- SUPPLIED MATERIAL -
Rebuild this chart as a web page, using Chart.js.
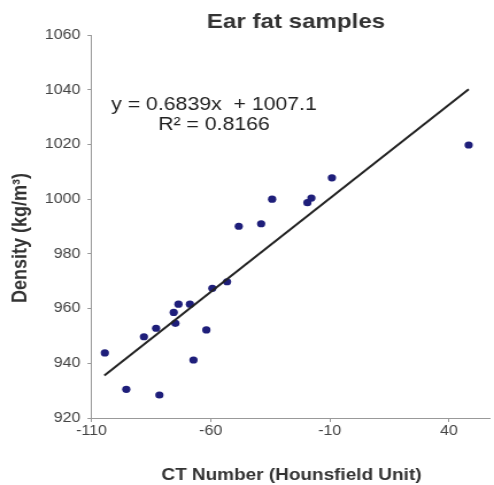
<!DOCTYPE html>
<html>
<head>
<meta charset="utf-8">
<script src="https://cdn.jsdelivr.net/npm/chart.js@4.4.1/dist/chart.umd.min.js"></script>
<style>
  html, body { margin: 0; padding: 0; background: #ffffff; }
  #c { display: block; width: 494px; height: 485px; }
</style>
</head>
<body>
<canvas id="c" width="430" height="485" style="width:494px;height:485px"></canvas>
<script>
// ---- data ----
const titleText = "Ear fat samples";
const xTitle = "CT Number (Hounsfield Unit)";
const yTitle = "Density (kg/m\u00B3)";
const ctNumber = [-104.4, -95.4, -88.0, -82.9, -81.5, -75.5, -74.8, -73.5, -68.7, -67.2,
                  -61.8, -59.3, -53.1, -48.2, -38.8, -34.2, -19.4, -17.7, -9.1, 48.3];
const density  = [943.8, 930.5, 949.7, 952.8, 928.4, 958.6, 954.6, 961.6, 961.6, 941.2,
                  952.2, 967.4, 969.8, 990.1, 991.0, 1000.0, 998.7, 1000.4, 1007.8, 1019.8];
const trendSlope = 0.6839;
const trendIntercept = 1007.1;
const trendX = [-104.6, 48.3];
const equationLines = ["y = 0.6839x  + 1007.1", "R\u00B2 = 0.8166"];
const xTicks = [-110, -60, -10, 40];
const yTicks = [920, 940, 960, 980, 1000, 1020, 1040, 1060];
const xRange = [-110, 57];
const yRange = [920, 1060];

// ---- build library structures ----
const points = ctNumber.map((x, i) => ({ x: x, y: density[i] }));
const trend = trendX.map(x => ({ x: x, y: trendSlope * x + trendIntercept }));

const FONT = "'Liberation Sans', Arial, Helvetica, sans-serif";
const S = 494 / 430; // horizontal display stretch

const textPlugin = {
  id: 'texts',
  afterDraw(chart) {
    const ctx = chart.ctx;
    ctx.save();
    // title
    ctx.fillStyle = '#333333';
    ctx.textAlign = 'center';
    ctx.textBaseline = 'alphabetic';
    ctx.font = 'bold 21px ' + FONT;
    ctx.fillText(titleText, 296 / S, 28);
    // x title
    ctx.font = 'bold 16.5px ' + FONT;
    ctx.fillText(xTitle, 291.5 / S, 480);
    // y title
    ctx.save();
    ctx.translate(26 / S, 238);
    ctx.rotate(-Math.PI / 2);
    ctx.font = 'bold 18px ' + FONT;
    ctx.fillText(yTitle, 0, 0);
    ctx.restore();
    // equation
    ctx.fillStyle = '#222222';
    ctx.font = '18.5px ' + FONT;
    ctx.fillText(equationLines[0], 214 / S, 110);
    ctx.fillText(equationLines[1], 214 / S, 130);
    ctx.restore();
  }
};

new Chart(document.getElementById('c'), {
  type: 'scatter',
  data: {
    datasets: [
      {
        type: 'line',
        data: trend,
        borderColor: '#222222',
        borderWidth: 2,
        pointRadius: 0,
        fill: false,
        tension: 0,
        order: 0
      },
      {
        type: 'scatter',
        data: points,
        pointStyle: 'circle',
        pointRadius: 3.6,
        backgroundColor: '#1e1e7a',
        borderColor: '#1e1e7a',
        borderWidth: 0,
        order: 1
      }
    ]
  },
  options: {
    responsive: false,
    animation: false,
    devicePixelRatio: 1,
    layout: { padding: { top: 35, right: 1, left: 0, bottom: 0 } },
    plugins: {
      legend: { display: false },
      tooltip: { enabled: false },
      title: { display: false }
    },
    scales: {
      x: {
        type: 'linear',
        min: xRange[0],
        max: xRange[1],
        afterBuildTicks: s => { s.ticks = xTicks.map(v => ({ value: v })); },
        afterFit: s => { s.height = 67; },
        grid: { drawOnChartArea: false, drawTicks: true, tickLength: 4, color: '#999999' },
        border: { color: '#999999', width: 1 },
        ticks: {
          font: { family: FONT, size: 14 },
          color: '#444444',
          padding: 1,
          maxRotation: 0,
          autoSkip: false,
          callback: v => String(v)
        },
        title: { display: false }
      },
      y: {
        type: 'linear',
        min: yRange[0],
        max: yRange[1],
        afterBuildTicks: s => { s.ticks = yTicks.map(v => ({ value: v })); },
        afterFit: s => { s.width = 91.5 / S; },
        grid: { drawOnChartArea: false, drawTicks: true, tickLength: 3.5, color: '#999999' },
        border: { color: '#999999', width: 1 },
        ticks: {
          font: { family: FONT, size: 14 },
          color: '#444444',
          padding: 6,
          autoSkip: false,
          callback: v => String(v)
        },
        title: { display: false }
      }
    }
  },
  plugins: [textPlugin]
});
</script>
</body>
</html>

- DIRECTIONS FOR THIS TASK -
Print the data above verbatim from the first line through the line holding "const yRange = [920, 1060];", leaving every picture out.

- PROBLEM SOLUTION -
Rebuild this chart as a web page, using Chart.js.
<!DOCTYPE html>
<html>
<head>
<meta charset="utf-8">
<script src="https://cdn.jsdelivr.net/npm/chart.js@4.4.1/dist/chart.umd.min.js"></script>
<style>
  html, body { margin: 0; padding: 0; background: #ffffff; }
  #c { display: block; width: 494px; height: 485px; }
</style>
</head>
<body>
<canvas id="c" width="430" height="485" style="width:494px;height:485px"></canvas>
<script>
// ---- data ----
const titleText = "Ear fat samples";
const xTitle = "CT Number (Hounsfield Unit)";
const yTitle = "Density (kg/m\u00B3)";
const ctNumber = [-104.4, -95.4, -88.0, -82.9, -81.5, -75.5, -74.8, -73.5, -68.7, -67.2,
                  -61.8, -59.3, -53.1, -48.2, -38.8, -34.2, -19.4, -17.7, -9.1, 48.3];
const density  = [943.8, 930.5, 949.7, 952.8, 928.4, 958.6, 954.6, 961.6, 961.6, 941.2,
                  952.2, 967.4, 969.8, 990.1, 991.0, 1000.0, 998.7, 1000.4, 1007.8, 1019.8];
const trendSlope = 0.6839;
const trendIntercept = 1007.1;
const trendX = [-104.6, 48.3];
const equationLines = ["y = 0.6839x  + 1007.1", "R\u00B2 = 0.8166"];
const xTicks = [-110, -60, -10, 40];
const yTicks = [920, 940, 960, 980, 1000, 1020, 1040, 1060];
const xRange = [-110, 57];
const yRange = [920, 1060];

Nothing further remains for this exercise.